What is required>
Skip all pictures, then copy the lines from the start of the data through the line with "const chartRef = useRef<HTMLDivElement>(null);", keeping both ends.

Information provided>
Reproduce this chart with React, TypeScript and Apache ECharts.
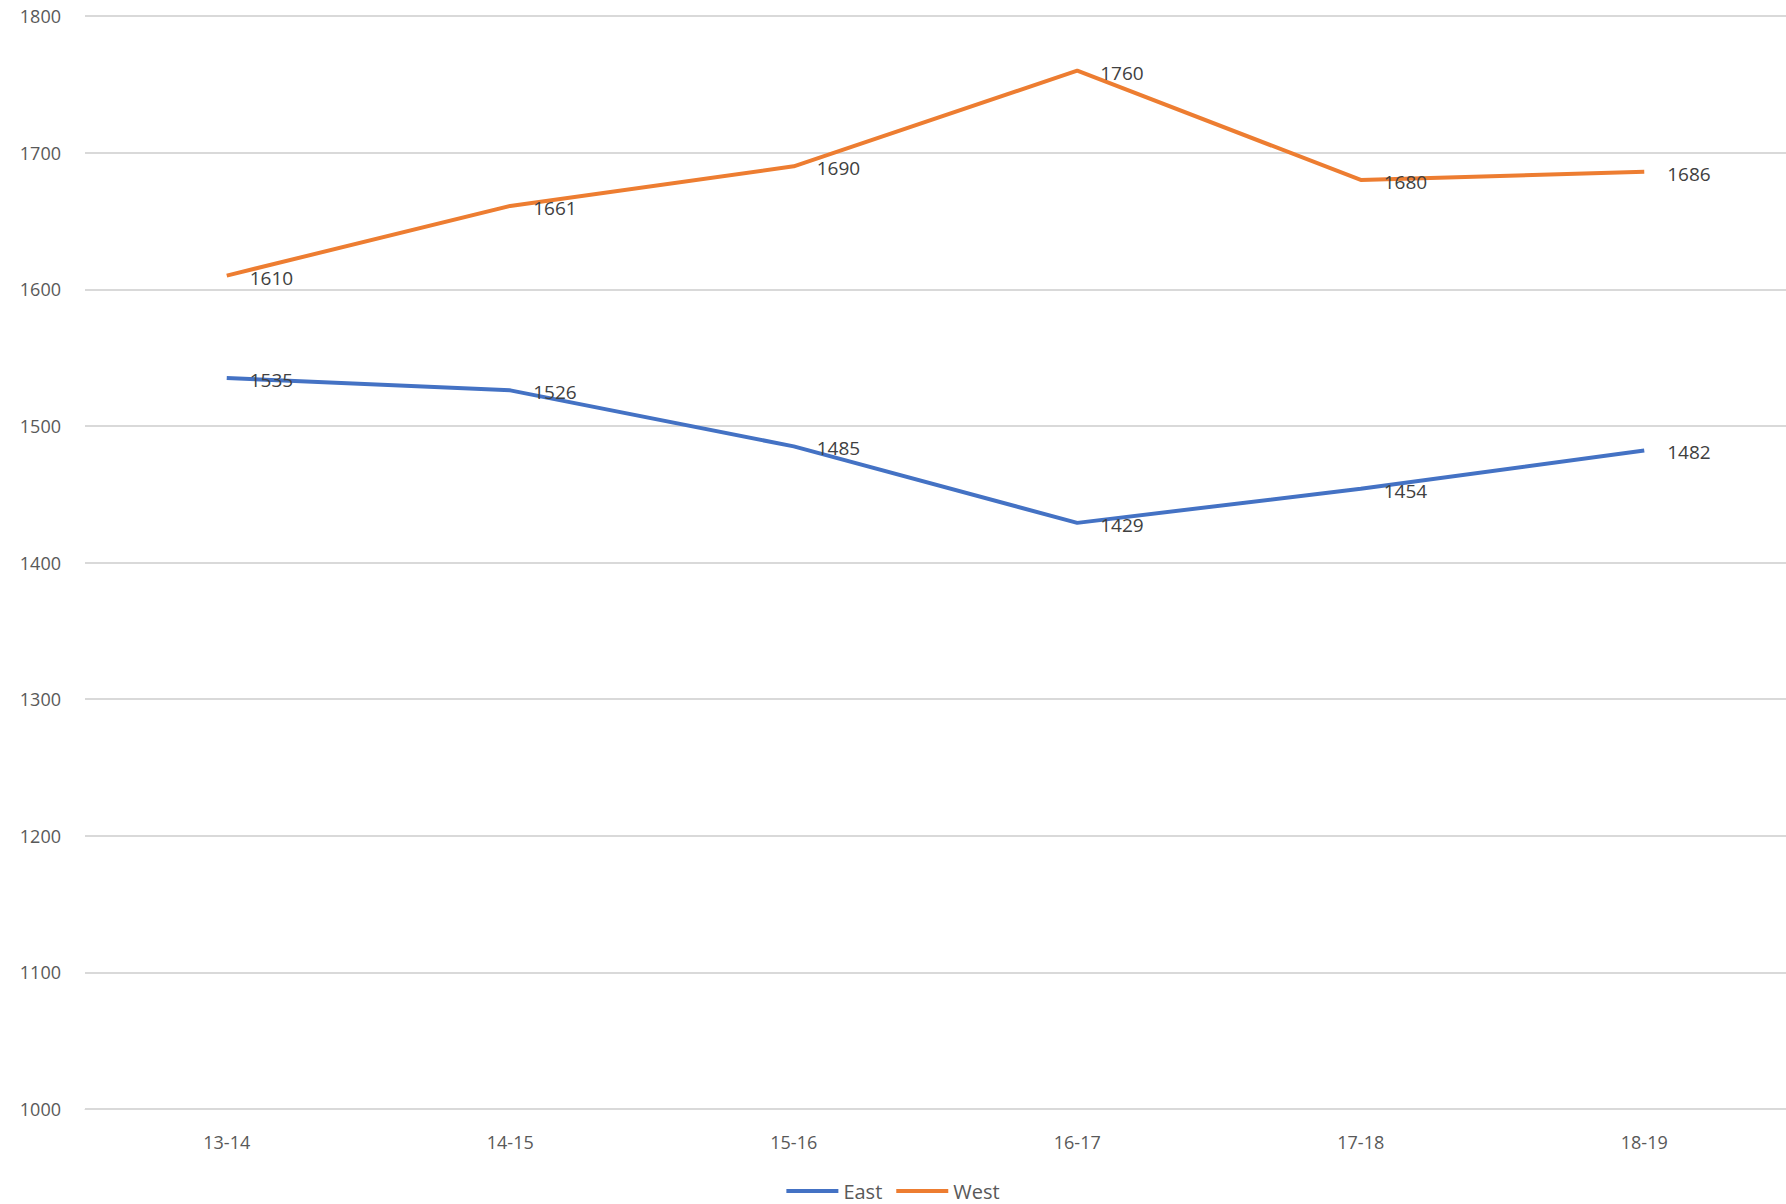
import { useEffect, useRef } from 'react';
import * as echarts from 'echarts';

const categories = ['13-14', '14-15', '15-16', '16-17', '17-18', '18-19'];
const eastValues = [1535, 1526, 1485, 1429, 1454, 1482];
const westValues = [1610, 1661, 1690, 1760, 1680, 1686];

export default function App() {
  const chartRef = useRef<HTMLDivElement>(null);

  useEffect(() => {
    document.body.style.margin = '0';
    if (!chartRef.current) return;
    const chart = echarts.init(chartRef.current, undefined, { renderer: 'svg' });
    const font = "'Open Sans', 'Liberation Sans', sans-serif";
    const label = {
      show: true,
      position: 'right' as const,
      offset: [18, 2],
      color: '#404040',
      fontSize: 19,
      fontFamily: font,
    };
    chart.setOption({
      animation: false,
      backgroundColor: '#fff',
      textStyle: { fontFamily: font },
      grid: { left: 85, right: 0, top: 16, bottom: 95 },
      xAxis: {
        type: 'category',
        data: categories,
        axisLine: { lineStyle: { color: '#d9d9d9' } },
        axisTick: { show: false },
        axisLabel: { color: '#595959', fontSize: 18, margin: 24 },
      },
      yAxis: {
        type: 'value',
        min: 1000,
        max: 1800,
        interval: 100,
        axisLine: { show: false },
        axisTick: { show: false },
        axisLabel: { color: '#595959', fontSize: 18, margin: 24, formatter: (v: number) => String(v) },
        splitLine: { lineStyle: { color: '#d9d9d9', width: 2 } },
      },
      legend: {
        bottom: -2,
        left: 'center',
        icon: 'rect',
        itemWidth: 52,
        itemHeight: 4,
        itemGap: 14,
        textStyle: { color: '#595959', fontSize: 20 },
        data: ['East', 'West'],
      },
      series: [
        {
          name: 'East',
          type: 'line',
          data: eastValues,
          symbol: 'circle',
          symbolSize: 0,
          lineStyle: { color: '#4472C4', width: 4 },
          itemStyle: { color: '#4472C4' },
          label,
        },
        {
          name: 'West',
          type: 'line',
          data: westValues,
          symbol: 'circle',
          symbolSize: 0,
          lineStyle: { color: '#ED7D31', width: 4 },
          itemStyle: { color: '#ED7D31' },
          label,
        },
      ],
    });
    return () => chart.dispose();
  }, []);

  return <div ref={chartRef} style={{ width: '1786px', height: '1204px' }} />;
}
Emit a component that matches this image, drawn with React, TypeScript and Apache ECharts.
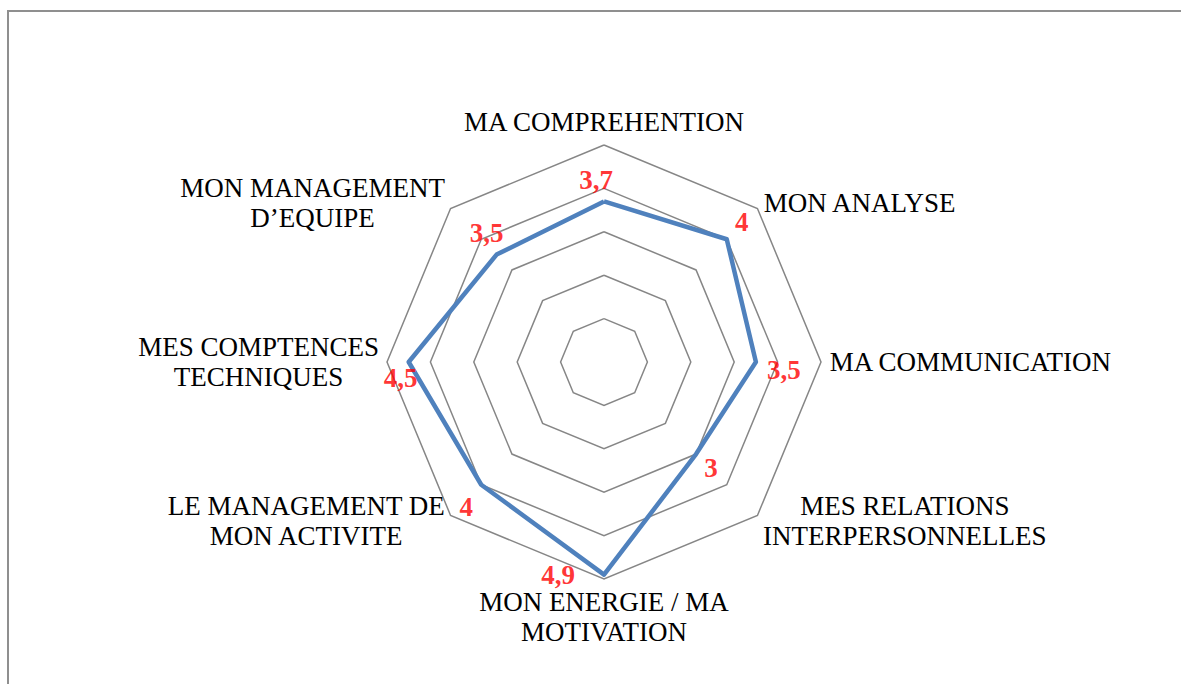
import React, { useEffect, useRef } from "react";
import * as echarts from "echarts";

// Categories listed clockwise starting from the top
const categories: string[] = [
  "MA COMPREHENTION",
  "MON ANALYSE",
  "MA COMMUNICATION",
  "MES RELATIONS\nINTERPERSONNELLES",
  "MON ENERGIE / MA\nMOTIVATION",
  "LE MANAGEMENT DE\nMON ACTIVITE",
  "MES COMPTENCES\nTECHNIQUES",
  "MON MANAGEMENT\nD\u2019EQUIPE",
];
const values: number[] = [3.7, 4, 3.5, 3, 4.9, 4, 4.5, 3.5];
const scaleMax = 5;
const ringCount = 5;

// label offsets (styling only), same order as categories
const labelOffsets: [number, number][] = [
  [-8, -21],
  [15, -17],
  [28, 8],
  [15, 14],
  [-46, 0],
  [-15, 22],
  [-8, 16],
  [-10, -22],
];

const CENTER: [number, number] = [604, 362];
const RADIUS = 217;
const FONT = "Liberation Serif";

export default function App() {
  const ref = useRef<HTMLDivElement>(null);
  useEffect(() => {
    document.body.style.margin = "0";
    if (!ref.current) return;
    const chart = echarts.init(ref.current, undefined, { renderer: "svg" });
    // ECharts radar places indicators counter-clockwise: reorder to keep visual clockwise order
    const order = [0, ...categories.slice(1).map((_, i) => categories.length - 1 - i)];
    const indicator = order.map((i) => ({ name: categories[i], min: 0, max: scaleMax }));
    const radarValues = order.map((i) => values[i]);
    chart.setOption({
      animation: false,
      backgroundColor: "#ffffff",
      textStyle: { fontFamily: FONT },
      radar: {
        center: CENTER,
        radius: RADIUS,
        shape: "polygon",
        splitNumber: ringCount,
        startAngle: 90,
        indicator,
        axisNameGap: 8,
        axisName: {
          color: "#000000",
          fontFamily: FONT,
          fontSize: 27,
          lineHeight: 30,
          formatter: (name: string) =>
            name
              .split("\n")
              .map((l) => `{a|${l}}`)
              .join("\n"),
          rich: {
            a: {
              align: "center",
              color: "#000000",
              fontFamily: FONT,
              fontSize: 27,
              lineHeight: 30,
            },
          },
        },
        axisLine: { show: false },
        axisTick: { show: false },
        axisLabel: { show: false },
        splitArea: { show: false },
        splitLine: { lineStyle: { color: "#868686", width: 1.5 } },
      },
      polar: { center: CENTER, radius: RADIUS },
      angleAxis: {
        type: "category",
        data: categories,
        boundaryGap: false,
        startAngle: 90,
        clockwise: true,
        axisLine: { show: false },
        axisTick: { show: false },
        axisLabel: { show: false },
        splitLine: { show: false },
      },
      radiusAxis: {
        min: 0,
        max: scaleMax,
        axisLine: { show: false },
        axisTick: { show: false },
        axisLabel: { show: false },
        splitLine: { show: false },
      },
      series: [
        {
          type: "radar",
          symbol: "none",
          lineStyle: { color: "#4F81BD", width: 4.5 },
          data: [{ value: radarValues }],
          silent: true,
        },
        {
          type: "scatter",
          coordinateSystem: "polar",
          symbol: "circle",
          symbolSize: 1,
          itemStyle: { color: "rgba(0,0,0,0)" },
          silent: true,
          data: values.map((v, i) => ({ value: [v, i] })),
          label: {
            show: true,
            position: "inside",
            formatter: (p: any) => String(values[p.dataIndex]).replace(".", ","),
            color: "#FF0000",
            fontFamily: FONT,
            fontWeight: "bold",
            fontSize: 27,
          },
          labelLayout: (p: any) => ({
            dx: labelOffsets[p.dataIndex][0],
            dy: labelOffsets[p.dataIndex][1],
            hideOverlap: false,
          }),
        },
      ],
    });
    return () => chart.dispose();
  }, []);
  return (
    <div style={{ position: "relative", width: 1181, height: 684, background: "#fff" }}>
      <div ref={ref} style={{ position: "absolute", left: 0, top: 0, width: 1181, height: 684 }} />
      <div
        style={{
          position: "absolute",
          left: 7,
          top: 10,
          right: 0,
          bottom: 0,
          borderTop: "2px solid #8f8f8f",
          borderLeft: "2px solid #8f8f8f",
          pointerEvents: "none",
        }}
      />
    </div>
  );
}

Result of this task>
Reproduce this chart with React, TypeScript and Apache ECharts.
import { useEffect, useRef } from 'react';
import * as echarts from 'echarts';

const categories = ['13-14', '14-15', '15-16', '16-17', '17-18', '18-19'];
const eastValues = [1535, 1526, 1485, 1429, 1454, 1482];
const westValues = [1610, 1661, 1690, 1760, 1680, 1686];

export default function App() {
  const chartRef = useRef<HTMLDivElement>(null);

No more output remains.